* START *
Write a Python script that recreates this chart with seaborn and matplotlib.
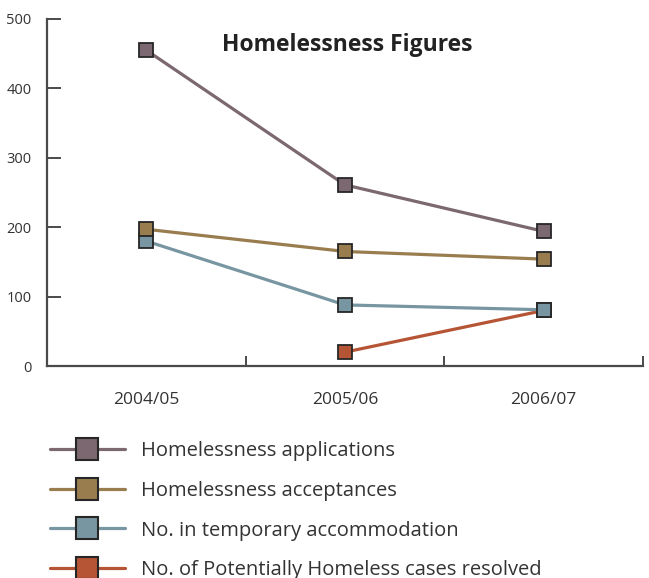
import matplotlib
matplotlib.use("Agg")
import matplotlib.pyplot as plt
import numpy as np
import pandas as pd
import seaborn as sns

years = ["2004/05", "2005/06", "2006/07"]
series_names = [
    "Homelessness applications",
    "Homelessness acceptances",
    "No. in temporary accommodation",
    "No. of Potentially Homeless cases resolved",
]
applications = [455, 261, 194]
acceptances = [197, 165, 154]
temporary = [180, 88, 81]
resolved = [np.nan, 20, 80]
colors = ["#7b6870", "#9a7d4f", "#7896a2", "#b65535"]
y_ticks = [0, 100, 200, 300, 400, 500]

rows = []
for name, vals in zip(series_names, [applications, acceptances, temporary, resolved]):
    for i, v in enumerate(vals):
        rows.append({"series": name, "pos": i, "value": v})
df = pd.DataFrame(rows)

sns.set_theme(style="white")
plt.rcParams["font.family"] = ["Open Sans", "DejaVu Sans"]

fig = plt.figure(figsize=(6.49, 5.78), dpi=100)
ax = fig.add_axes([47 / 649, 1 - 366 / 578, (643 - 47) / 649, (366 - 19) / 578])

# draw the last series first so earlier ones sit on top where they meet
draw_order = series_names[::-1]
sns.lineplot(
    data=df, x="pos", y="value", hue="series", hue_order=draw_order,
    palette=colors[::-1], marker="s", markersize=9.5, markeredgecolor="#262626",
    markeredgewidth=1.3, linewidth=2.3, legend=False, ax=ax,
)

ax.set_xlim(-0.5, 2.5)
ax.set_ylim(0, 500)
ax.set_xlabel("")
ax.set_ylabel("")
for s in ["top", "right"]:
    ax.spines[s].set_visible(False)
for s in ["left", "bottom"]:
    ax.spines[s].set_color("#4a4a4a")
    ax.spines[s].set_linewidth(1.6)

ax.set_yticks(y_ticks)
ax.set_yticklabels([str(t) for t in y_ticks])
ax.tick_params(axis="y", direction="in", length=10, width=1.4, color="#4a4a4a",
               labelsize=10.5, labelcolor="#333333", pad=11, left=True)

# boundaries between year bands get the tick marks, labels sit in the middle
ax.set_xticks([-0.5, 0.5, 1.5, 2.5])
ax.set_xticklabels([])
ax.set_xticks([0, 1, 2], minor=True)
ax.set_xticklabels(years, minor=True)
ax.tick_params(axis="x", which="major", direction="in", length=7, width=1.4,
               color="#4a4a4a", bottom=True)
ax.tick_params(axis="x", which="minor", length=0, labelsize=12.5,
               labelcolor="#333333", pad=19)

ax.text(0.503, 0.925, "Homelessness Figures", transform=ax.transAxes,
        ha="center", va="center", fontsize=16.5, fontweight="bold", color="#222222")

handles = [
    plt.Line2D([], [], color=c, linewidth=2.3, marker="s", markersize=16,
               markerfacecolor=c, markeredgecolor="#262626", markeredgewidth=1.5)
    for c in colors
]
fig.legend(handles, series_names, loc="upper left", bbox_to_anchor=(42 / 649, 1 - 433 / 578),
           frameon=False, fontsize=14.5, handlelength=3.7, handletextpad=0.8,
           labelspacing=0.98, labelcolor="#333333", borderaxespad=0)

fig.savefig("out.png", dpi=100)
* END *
» **Work instructions**
Reproduce every line precisely as given, omitting all pictures.

» **Exercise answer**
Write a Python script that recreates this chart with seaborn and matplotlib.
import matplotlib
matplotlib.use("Agg")
import matplotlib.pyplot as plt
import numpy as np
import pandas as pd
import seaborn as sns

years = ["2004/05", "2005/06", "2006/07"]
series_names = [
    "Homelessness applications",
    "Homelessness acceptances",
    "No. in temporary accommodation",
    "No. of Potentially Homeless cases resolved",
]
applications = [455, 261, 194]
acceptances = [197, 165, 154]
temporary = [180, 88, 81]
resolved = [np.nan, 20, 80]
colors = ["#7b6870", "#9a7d4f", "#7896a2", "#b65535"]
y_ticks = [0, 100, 200, 300, 400, 500]

rows = []
for name, vals in zip(series_names, [applications, acceptances, temporary, resolved]):
    for i, v in enumerate(vals):
        rows.append({"series": name, "pos": i, "value": v})
df = pd.DataFrame(rows)

sns.set_theme(style="white")
plt.rcParams["font.family"] = ["Open Sans", "DejaVu Sans"]

fig = plt.figure(figsize=(6.49, 5.78), dpi=100)
ax = fig.add_axes([47 / 649, 1 - 366 / 578, (643 - 47) / 649, (366 - 19) / 578])

# draw the last series first so earlier ones sit on top where they meet
draw_order = series_names[::-1]
sns.lineplot(
    data=df, x="pos", y="value", hue="series", hue_order=draw_order,
    palette=colors[::-1], marker="s", markersize=9.5, markeredgecolor="#262626",
    markeredgewidth=1.3, linewidth=2.3, legend=False, ax=ax,
)

ax.set_xlim(-0.5, 2.5)
ax.set_ylim(0, 500)
ax.set_xlabel("")
ax.set_ylabel("")
for s in ["top", "right"]:
    ax.spines[s].set_visible(False)
for s in ["left", "bottom"]:
    ax.spines[s].set_color("#4a4a4a")
    ax.spines[s].set_linewidth(1.6)

ax.set_yticks(y_ticks)
ax.set_yticklabels([str(t) for t in y_ticks])
ax.tick_params(axis="y", direction="in", length=10, width=1.4, color="#4a4a4a",
               labelsize=10.5, labelcolor="#333333", pad=11, left=True)

# boundaries between year bands get the tick marks, labels sit in the middle
ax.set_xticks([-0.5, 0.5, 1.5, 2.5])
ax.set_xticklabels([])
ax.set_xticks([0, 1, 2], minor=True)
ax.set_xticklabels(years, minor=True)
ax.tick_params(axis="x", which="major", direction="in", length=7, width=1.4,
               color="#4a4a4a", bottom=True)
ax.tick_params(axis="x", which="minor", length=0, labelsize=12.5,
               labelcolor="#333333", pad=19)

ax.text(0.503, 0.925, "Homelessness Figures", transform=ax.transAxes,
        ha="center", va="center", fontsize=16.5, fontweight="bold", color="#222222")

handles = [
    plt.Line2D([], [], color=c, linewidth=2.3, marker="s", markersize=16,
               markerfacecolor=c, markeredgecolor="#262626", markeredgewidth=1.5)
    for c in colors
]
fig.legend(handles, series_names, loc="upper left", bbox_to_anchor=(42 / 649, 1 - 433 / 578),
           frameon=False, fontsize=14.5, handlelength=3.7, handletextpad=0.8,
           labelspacing=0.98, labelcolor="#333333", borderaxespad=0)

fig.savefig("out.png", dpi=100)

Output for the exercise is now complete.